Warsito Menilai Pemkot Surabaya Abaikan Potensi Pasar dan Pelabuhan

RAJAWARTA : Warsito Pengusaha Ekspedisi Muatan Kapal Laut (EMKL) di Pelabuhan Tanjung Perak Surabaya menyoroti kinerja Pemkot Surabaya yang kurang memperhatikan potensi Pasar di Surabaya.

Pria yang akrab disapa Cak War ini mengungkapkan, Kota Surabaya yang saat ini dipimpin Walikota perempuan, Tri Rismaharini or Risma seharusnya memanfaatkan potensi pasar di Surabaya untuk menambah pundi-pundi Pendapatan (PAD).

Namun sayang, berdasarkan pengamatannya, Pemkot Surabaya belum maksimal mengelola pasar yang jumlahnya mencapai puluhan.

“Kita punya Pelabuhan Tanjung Perak, Terminal Petikemas Surabaya (TPS), Berlian Jasa Terminal Indonesia (BJTI) dan Terminal Teluk Lamong (TTL). Mereka beroperasi di Surabaya, tetapi kita warga Surabaya baru merasakan manfaat hanya sebagian saja,” ujarnya di Surabaya, pagi ini.

Apalagi ungkapnya, kota Surabaya memiliki pesisir pantai yang bisa dimanfaatkan untuk lahan bisnis dan peningkatan ekonomi.

Untuk itu pria Asal Solo ino menyarankan Pemkot Surabaya untuk berkoordinasi dengan Pelindo III agar Corporate Social Responsilibilty (CSR) bisa dimanfaatkan untuk kesejahteraan warga Surabaya. “Wali kota, dengan semua kebijakannya bisa memanfaatkan pesisir pantai untuk membuka peluang usaha bagi masyarakat sekitar,” terangnya.

Cak War juga menyoroti Pasar tradisional yang mulai ditinggalkan oleh pelanggannya. Jumlahnya kalau tidak salah kurang lebih ada 70 pasar tradisional.  “Pasar merupakan ajang bisnis riil masyarakat. Di situ para pembeli dan penjual saling bertemu,” tambahnya.

Fakta impiris menyebutkan bahwa kondisi pasar trandisional atau Pasar milik Pemkot Surabaya yang dikelola BUMD mqkin jauh dari panggang jika dibandingkan dengan pasar modern yang dikelola swasta.

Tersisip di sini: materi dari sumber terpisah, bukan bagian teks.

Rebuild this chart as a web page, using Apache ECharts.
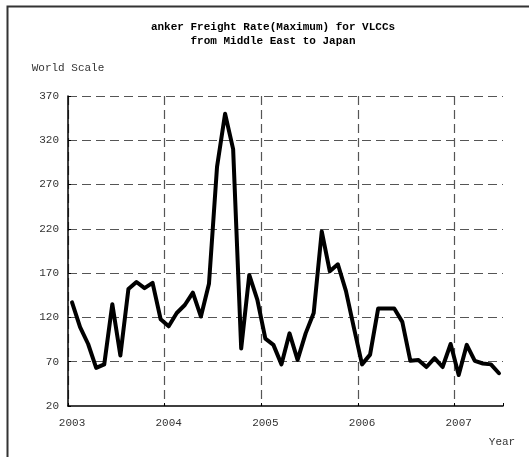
<!DOCTYPE html>
<html>
<head>
<meta charset="utf-8">
<script src="https://cdn.jsdelivr.net/npm/echarts@6/dist/echarts.min.js"></script>
<style>
html,body{margin:0;padding:0;background:#fff;}
#chart{width:529px;height:457px;}
</style>
</head>
<body>
<div id="chart"></div>
<script>
var titleLines = ['anker Freight Rate(Maximum) for VLCCs', 'from Middle East to Japan'];
var yAxisName = 'World Scale';
var xAxisName = 'Year';
var months = [
  '2003-01','2003-02','2003-03','2003-04','2003-05','2003-06','2003-07','2003-08','2003-09','2003-10','2003-11','2003-12',
  '2004-01','2004-02','2004-03','2004-04','2004-05','2004-06','2004-07','2004-08','2004-09','2004-10','2004-11','2004-12',
  '2005-01','2005-02','2005-03','2005-04','2005-05','2005-06','2005-07','2005-08','2005-09','2005-10','2005-11','2005-12',
  '2006-01','2006-02','2006-03','2006-04','2006-05','2006-06','2006-07','2006-08','2006-09','2006-10','2006-11','2006-12',
  '2007-01','2007-02','2007-03','2007-04','2007-05','2007-06'
];
var rates = [
  137, 109, 90, 63, 67, 135, 77, 152, 160, 153, 159, 118,
  110, 125, 134, 148, 121, 158, 290, 350, 310, 85, 168, 140,
  96, 89, 67, 102, 72, 102, 125, 217, 172, 180, 150, 108,
  67, 78, 130, 130, 130, 115, 71, 72, 64, 74, 64, 90,
  55, 89, 71, 68, 67, 57
];
var yMin = 20, yMax = 370, yStep = 50;

var labelFont = 'Liberation Mono';
var chart = echarts.init(document.getElementById('chart'), null, {renderer: 'canvas'});
chart.setOption({
  animation: false,
  backgroundColor: '#fff',
  title: {
    text: titleLines.join('\n'),
    left: 273,
    top: 20,
    textAlign: 'center',
    padding: 0,
    textStyle: {fontFamily: labelFont, fontWeight: 'bold', fontSize: 11, lineHeight: 14, color: '#000'}
  },
  graphic: [{
    type: 'polyline',
    shape: {points: [[7.5, 457], [7.5, 6.5], [529, 6.5]]},
    style: {stroke: '#333', lineWidth: 2, fill: null},
    silent: true
  }],
  grid: {left: 68, right: 26, top: 96, bottom: 51, containLabel: false},
  xAxis: {
    type: 'category',
    data: months,
    boundaryGap: true,
    name: xAxisName,
    nameLocation: 'end',
    nameGap: -1,
    nameTextStyle: {fontFamily: labelFont, fontSize: 11, color: '#333', align: 'center', verticalAlign: 'top', padding: [31, 0, 0, 0]},
    axisLine: {show: true, lineStyle: {color: '#000', width: 1.5}},
    axisTick: {show: true, inside: true, length: 3, interval: 11, lineStyle: {color: '#000'}},
    axisLabel: {
      interval: 11, margin: 12, fontFamily: labelFont, fontSize: 11, color: '#333',
      formatter: function (v) { return v.slice(0, 4); }
    },
    splitLine: {show: true, interval: 11, showMaxLine: false, lineStyle: {color: '#555', type: [9, 5], width: 1.2}}
  },
  yAxis: {
    type: 'value',
    min: yMin, max: yMax, interval: yStep,
    name: yAxisName,
    nameLocation: 'end',
    nameGap: 28,
    nameTextStyle: {fontFamily: labelFont, fontSize: 11, color: '#333', align: 'center', verticalAlign: 'middle'},
    axisLine: {show: true, lineStyle: {color: '#000', width: 1.5}},
    axisTick: {show: true, inside: true, length: 3, lineStyle: {color: '#000'}},
    axisLabel: {margin: 9, fontFamily: labelFont, fontSize: 11, color: '#333'},
    splitLine: {show: true, showMinLine: false, lineStyle: {color: '#555', type: [9, 5], width: 1.2}}
  },
  series: [{
    type: 'line',
    data: rates,
    showSymbol: false,
    symbol: 'none',
    smooth: false,
    lineStyle: {color: '#000', width: 4, join: 'round', cap: 'round'},
    z: 5
  }]
});
</script>
</body>
</html>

Ironisnya, tambah Cak War jajaran direksinya malah berurusan dengan penegak hukum. Apalagi centra PKL yqng dibangun Pemkot Surabaya. Keadaannya saat ini sering dikeluhkan oleh penghuni dan pengunjungnya.

“Coba kita lihat kondisi sentral PKL yang ada di Surabaya. Kalau hitung-hitungan bisnis, masih merugi sehingga berdampak kepada para pedagangnya,” pungkasnya.